Monday, March 10, 2014

Conscience and Priorities: A Ray of Light for the Homeless in Arizona

by Nomad

Arizona has been in the news for all the wrong reasons lately. From legislative attempts to tear down national educational standards or bills targeting gays under the shield of protecting religious freedom, Arizona seems like a real mess. However, it's important to recall that there is another side to report. 

Due to a few Tea Party radicals, Arizona has received a lot of bad press lately. However, as Kennedy once said that "no government or social system is so evil that its people must be considered as lacking in virtue." This wise reminder holds true for the people of the "Grand Canyon State".
Here's one small example of the pang of conscience leading to action.

Parker Olson for Arizona Public Radio, reports how a group of students at Northern Arizona University came up with one way to reduce waste while feeding the homeless. According to sources, university meal plans offer flexibility to students when it comes to when and how much they eat. This flexibility however comes at a cost. Every week, thousands of meal vouchers at colleges across the country go unused. This means a lot of prepared food is wasted.
NAU's voucher plan allows students to buy a certain number of meals each week. If they don't use them all by Saturday night, the vouchers expire.
One freshman student, Caitlin Fagan decided to put the wasted food to good use. With the help of like-minded friends, his group collects the food on campus and redistributes to people in need around Flagstaff. Some volunteers head out along Route 66 looking for the homeless and the hungry.  
The article explains one case:
That's where they meet Clark Reber, who's down on his luck and staying at a local shelter. "It's awesome," Reber tells the students. "You guys are doing great work here. You're uplifting to people that are down and out and bringing food which everyone needs."
Admittedly it's a small project but it could easily be expanded and combined with similar waste-reduction efforts.
In the month since the student-run program started, organizers estimate they've fed about 100 people. If there's any food left after their Saturday night runs, they donate it to a local rescue mission. The group hopes to keep growing and become another reliable source for feeding Flagstaff's hungry and homeless.
Certainly the down and out need all the help they can get. It all boils down to priorities and responsibilities to help without judgement.

According to studies in 2012, there were over 28,000 individuals (estimated at 22,350 adults and 5,805 children) who experienced homelessness in Arizona. It is, of course, difficult to know precisely the actual numbers given the transience of the population.
In any case, that number represented a 12.8 percent increase from the previous year. 
A breakdown of the 2012 figures reveal that the homeless do not belong to any one racial or ethnic background.

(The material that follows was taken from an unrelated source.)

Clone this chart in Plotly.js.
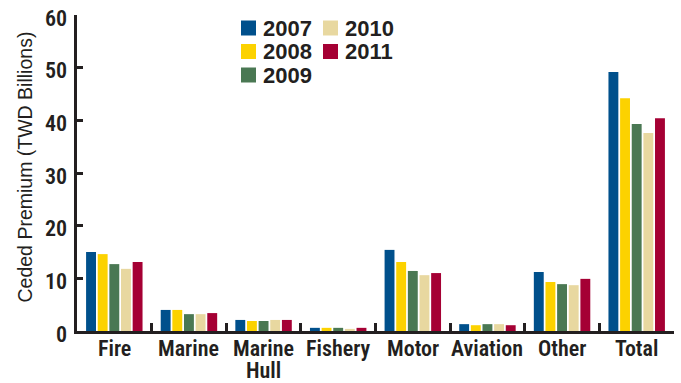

As you'd expect,  67.4 percent identified themselves as White and 25.5 percent of those  identified themselves as Hispanic. Blacks accounted for 14 percent, Racially Mixed, 3.4 percent and American Indian, 8.6 percent .
The figures from 2012 also show that a majority, 58 percent of the homeless in Arizona were male. Veterans accounted for 13 percent of the adult homeless population. 

Because of its mild winters, Arizona- like a lot of states in the South- tends to draw the homeless. It beats the threat of freezing to death. Last month, it was reported that at least, five homeless Americans died as a result ofexposure this winter.

However, being without adequate shelter or a means of finding food is not easy even in relatively warm Arizona. The state gives a plenty of lip-service but the message from local government was loud and clear:  
Your demands for small change and a bite to eat are an embarrassment to civic leaders and a hindrance to doing business. You are not wanted. We don't want to even see you.

Like many other states during the economic crisis of 2008, Arizona enacted laws banning begging for money or food. The policy was aimed at removing people from downtown areas by jailing them early in the day on suspicion of loitering to beg. Flagstaff police had arrested an estimated 135 people on suspicion of loitering to beg during one year. 
According to an October article in the Los Angeles Times, this kind of targeting of the weakest members of society did not go unchallenged.

Last year, a lawsuit against the city of Flagstaff was filed by the ACLU on behalf of a 77-year-old woman who was arrested when she asked an undercover police officer for bus fare. $1.25.

A federal judge ruled the law was unconstitutional and the city was forced to re-think its  policy.
The council agreed and voted unanimously to stop enforcing the statute, promising that city officials would no longer interfere with a person peacefully begging in public spaces.
The plaintiff in the case, Marlene Baldwin, said in a statement released by the ACLU following the court decision,
"I'm glad I won't be taken to jail just for speaking to people."
Said Mik Jordahl, a Flagstaff attorney who served as ACLU co-counsel in the lawsuit,
“Law enforcement must stand up for the constitutional rights of peaceful beggars and not just respond to complaints from powerful downtown business interests who would take those rights away and sweep homelessness and poverty out of sight."
Perhaps this is the real face of Arizona which needs a lot more attention than the delirious intolerance of the small number of Tea Party extremists.